The Psalms blow up the whole notion of pretending everything is ok because they demonstrate a boldness to give God everything in our prayers—the good, the bad, and the ugly. As John Coe and Kyle Strobel say in their marvelous book, Where Prayer Becomes Real: How Honest with God Transforms Your Soul (one that I am currently and definitely read all the way through!):
“Prayer is not a place to be good, it’s a place to be honest…The lie we are tempted to believe and perpetuate in our prayers is that God is interested in only well-kept sorts of things rather than the truth. But in reality, God loves the believer precisely in those sins and failures. It was in those sins that Christ died for us (Romans 5:8). God was not afraid of our sin and mess; we were. In our fear we did not talk about the deep pains and sins with God, so our zeal for prayer slowly died” (p. 25, 29)
Jesus himself didn’t hold back from expressing the depth of his feelings to God in the Garden of Gethsemane, the sweat pouring off him like drops of blood. Elijah didn’t pretend everything was ok when he sat exhausted under a broom tree and felt like dying. Jeremiah blamed God for putting him in the position of being a despised prophet. Page through the Scriptures and you’ll see people being brutally honest with God about their feelings, their struggles, their sins, and their hurts. The Psalms give us the language to express those feelings, but they also give us the ability to listen to God’s response after we’ve put it all out there to him; to hear his still, small voice speaking into our deepest need. It’s the most honest prayer book you can ever use!
I find that in my daily journey with the Psalms I am being shaped as a more honest person of prayer. From soaring praise and thanksgiving to deep lament and fear, it’s all in there and the psalter speaks to where my life might be on any given day. When I don’t have the words to pray, the Psalms often provide them. God is willing to hear it all as he has heard these psalms prayed for generations.

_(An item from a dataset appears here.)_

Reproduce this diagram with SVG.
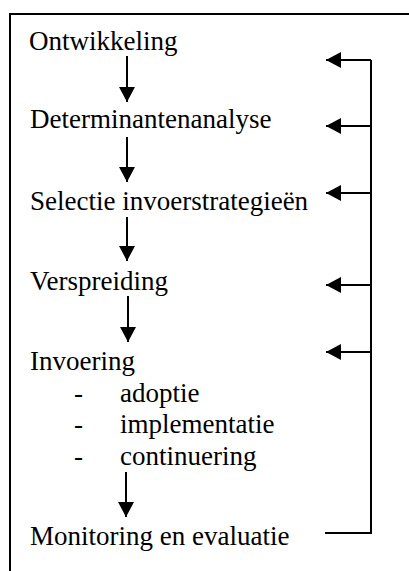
<svg xmlns="http://www.w3.org/2000/svg" width="409" height="571" viewBox="0 0 409 571">
<style>
text{font-family:'Liberation Serif','Times New Roman','DejaVu Serif',serif;font-size:27px;fill:#000}
.l{stroke:#000;stroke-width:2;fill:none}
</style>
<defs>
<marker id="ah" markerUnits="userSpaceOnUse" markerWidth="16" markerHeight="17" viewBox="0 0 16 17" refX="15" refY="8.5" orient="auto">
<path d="M0,0.5 L15,8.5 L0,16.5 Z" fill="#000"/>
</marker>
</defs>
<rect x="10" y="14" width="420" height="580" fill="#fff" stroke="#000" stroke-width="2"/>
<g id="n1"><text x="29" y="50">Ontwikkeling</text></g>
<g id="n2"><text x="30" y="128">Determinantenanalyse</text></g>
<g id="n3"><text x="30" y="210">Selectie invoerstrategieën</text></g>
<g id="n4"><text x="30" y="290">Verspreiding</text></g>
<g id="n5"><text x="30" y="370">Invoering</text>
<text x="74" y="402">-</text><text x="120" y="402">adoptie</text>
<text x="74" y="433">-</text><text x="120" y="433">implementatie</text>
<text x="74" y="465">-</text><text x="120" y="465">continuering</text></g>
<g id="n6"><text x="30" y="545">Monitoring en evaluatie</text></g>
<g id="connectors" class="l">
<line x1="127" y1="56" x2="127" y2="102" marker-end="url(#ah)"/>
<line x1="127" y1="137" x2="127" y2="182" marker-end="url(#ah)"/>
<line x1="127" y1="217" x2="127" y2="261" marker-end="url(#ah)"/>
<line x1="128" y1="296" x2="128" y2="342" marker-end="url(#ah)"/>
<line x1="126" y1="472" x2="126" y2="517" marker-end="url(#ah)"/>
<polyline points="325,533 371,533 371,60"/>
<line x1="371" y1="60" x2="326" y2="60" marker-end="url(#ah)"/>
<line x1="371" y1="126" x2="326" y2="126" marker-end="url(#ah)"/>
<line x1="371" y1="193" x2="326" y2="193" marker-end="url(#ah)"/>
<line x1="371" y1="285" x2="326" y2="285" marker-end="url(#ah)"/>
<line x1="371" y1="352" x2="326" y2="352" marker-end="url(#ah)"/>
</g>
</svg>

I encourage you to experiment with praying through the Psalms over the next month. There’s a schedule of readings in the back of The Field Guide to Daily Prayer, which is available for purchase at the Welcome Desk at Aldersgate Church or online from Seedbed. You can also access a printable bookmark version of the 30-day psalter here.
I still like to peruse the devotional books on my shelf, but the Psalms are my go-to book for daily prayer. It’s a way of meeting honestly and openly with God in prayer and in fellowship with millions of others who have prayed these prayers across the centuries. And, bonus, there’s only one bookmark required!
This message could not have come to my inbox at a better time. I greatly appreciate your transparency and insights on praying to God. The thought of a devotional being “someone else’s conversation with God“ never occurred to me until I read it today from you. It seems clear that praying the Psalms in my daily time with the Lord will help me feel closer to God and help me break down any self inflicted guidelines I’ve used when praying. Thank you so much for this word.